Decision Date22 April 1958
Docket Number19769.,Civ. No. 19487
Citation161 F. Supp. 132
CourtU.S. District Court — Southern District of California
PartiesThe UNITED STATES of America for the Use and Benefit of the LOS ANGELES TESTING LABORATORY [in No. 19487], for the Use and benefit of D. L. Holliday [in No. 19769], Plaintiff, v. ROGERS & ROGERS, a partnership, Charles John Rogers, Earl Granville Rogers, Fidelity and Casualty Company of New York, a corporation, Defendants. Charles John ROGERS and Earl Granville Rogers, formerly partners doing business as Rogers & Rogers, Counterclaimants, v. The LOS ANGELES TESTING LABORATORY, a corporation, D. L. Holliday and H. L. Gogerty, Counterdefendants.

Gordon, Knapp & Gill, Los Angeles, Cal., for plaintiff and counterdefendant Los Angeles Testing Laboratory.

William J. Johnston and Ben M. Shera, Los Angeles, Cal., for plaintiff and counterdefendant D. L. Holliday.

Max Tendler and Andrew J. Weisz, Los Angeles, Cal., for defendants and counterclaimants Rogers and Rogers and defendant the Fidelity & Casualty Co. of New York.
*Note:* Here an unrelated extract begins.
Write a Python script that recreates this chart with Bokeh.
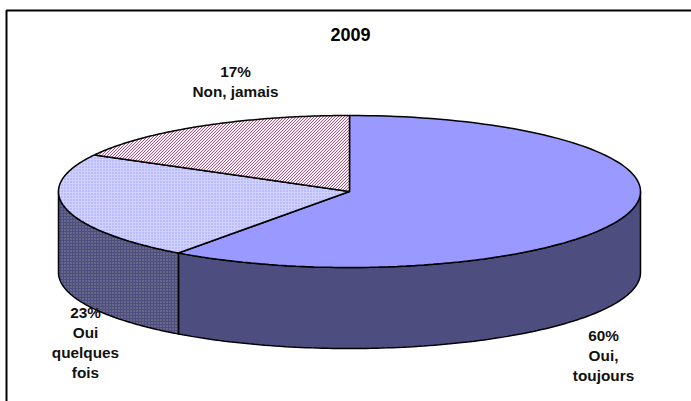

John E. Glover, Los Angeles, Cal., for counterdefendant H. L. Gogerty.

MATHES, District Judge.

These actions were brought in the name of the United States, pursuant to § 2 of the Miller Act 49 Stat. 794 (1935), 40 U.S.C.A. § 270b, by the Los Angeles Testing Laboratory and D. L. Holliday, suppliers of labor and materials for a Government school-construction project, against the partnership of Rogers and Rogers, prime contractor for the project, and its surety see Miller Act § 1, 49 Stat. 793 (1935), 40 U.S.C.A. § 270a.

In each action the defendant prime contractor has answered and asserted a counterclaim against the plaintiff materialmen and the Government's architect for the project, the latter being brought in as an additional party counterdefendant pursuant to Rule 13(h) Fed.R.Civ.P. 13(h), 28 U.S.C..

Briefly put, the factual background is this. Holliday supplied transit-mix concrete for the project, and is suing for the balance due on the purchase price. The Los Angeles Testing Laboratory was designated by the Government architect and retained by the prime contractor to test and inspect the concrete, and is suing for the balance of its fee.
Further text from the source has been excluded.